We shall not repeat the evil.
I went to the Atomic Bomb Commemoration Hospital in Hiroshima a long time after the war. The map of the Hiroshima city was stuck in the hospital. The point that this map differed from the ordinary one was that small needles of red and yellow were stuck everywhere on the map. The countless small needles were stuck. A red needle was the person who passed away and a yellow one was the person who did a big injury. The closer to the center of the explosion, the more the number of needles. Inside the circle of a 1km radius where I was contaminated were almost only red needles. However, I was unhurt and saved inside there. The doctor of the hospital told me that I was a very rare case with probability of one to hundred. Data show that 96.5% of people died inside a 500m radius of the explosion and 83% died inside 1km.

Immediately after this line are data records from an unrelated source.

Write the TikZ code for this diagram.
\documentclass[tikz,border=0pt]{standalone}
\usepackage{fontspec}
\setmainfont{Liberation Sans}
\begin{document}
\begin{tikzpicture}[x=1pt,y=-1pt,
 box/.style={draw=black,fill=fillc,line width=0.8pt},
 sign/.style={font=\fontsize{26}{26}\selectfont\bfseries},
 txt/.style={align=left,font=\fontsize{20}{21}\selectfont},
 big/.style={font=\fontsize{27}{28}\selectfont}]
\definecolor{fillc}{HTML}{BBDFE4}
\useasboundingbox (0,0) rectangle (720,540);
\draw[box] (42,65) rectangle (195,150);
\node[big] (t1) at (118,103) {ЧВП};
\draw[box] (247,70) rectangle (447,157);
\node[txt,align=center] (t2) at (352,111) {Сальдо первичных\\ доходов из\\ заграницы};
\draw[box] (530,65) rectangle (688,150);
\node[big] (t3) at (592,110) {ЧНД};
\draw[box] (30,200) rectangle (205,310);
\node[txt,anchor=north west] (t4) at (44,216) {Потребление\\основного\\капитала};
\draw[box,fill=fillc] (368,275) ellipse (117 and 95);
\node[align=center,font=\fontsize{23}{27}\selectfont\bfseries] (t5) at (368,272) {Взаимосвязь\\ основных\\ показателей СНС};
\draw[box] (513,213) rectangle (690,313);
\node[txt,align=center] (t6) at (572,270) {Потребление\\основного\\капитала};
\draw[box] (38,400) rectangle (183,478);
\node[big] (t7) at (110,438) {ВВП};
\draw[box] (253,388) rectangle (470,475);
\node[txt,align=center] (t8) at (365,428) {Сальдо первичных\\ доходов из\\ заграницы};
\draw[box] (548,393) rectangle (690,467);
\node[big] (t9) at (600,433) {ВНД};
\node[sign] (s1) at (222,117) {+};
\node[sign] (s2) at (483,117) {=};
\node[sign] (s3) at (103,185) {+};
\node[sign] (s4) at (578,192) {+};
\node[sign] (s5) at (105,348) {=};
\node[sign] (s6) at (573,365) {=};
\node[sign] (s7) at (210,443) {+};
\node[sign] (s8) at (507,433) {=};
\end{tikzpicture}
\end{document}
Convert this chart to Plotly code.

In Hiroshima about a hundred and several tens of thousands lives were removed at the moment of atomic bombing. 65% of them were children, old persons, and women. After then, the people who suffered from illness caused by atomic-bomb radiation passed away one after another. But, why was I saved though I was in the place of only 1km from the center of the explosion? I did not have even a burn and did not suffer from illness caused by A-bomb radiation with which many people were troubled a long time after that.
I think that one of my luckiness was that I changed the direction on the way and escaped toward the south of the city. I did not necessarily think that the south was safe. I was interfered by the rubble which became like a mountain, and could not advance any more, and the direction of my escaping was changed. Black Rain (rain which was written in Mr. Masuji Ibuse's novel "Black Rain" and became well known) fell down to the city region of about 2/3 around the half of the north of the city after atomic bombing. Since this rain included very high-concentration radioactivity, most of people who were struck by the Black Rain were dead. In the south half where I escaped, the Black Rain did not fall down fortunately.
Another fortune was that I adhered to the surface of the wall of the building of the city office at the moment of dropping. The atomic bomb was exploded 570m above on the sky. I would be burnt in my whole body, and be blown and thrown away to somewhere by the direct heat rays, if I were not in the shade of the building. It was lucky that I was in the west side of the building with avoiding the strong sunshine from the morning. Probably I would have moved to the place where I would receive direct rays of light, if it were afternoon.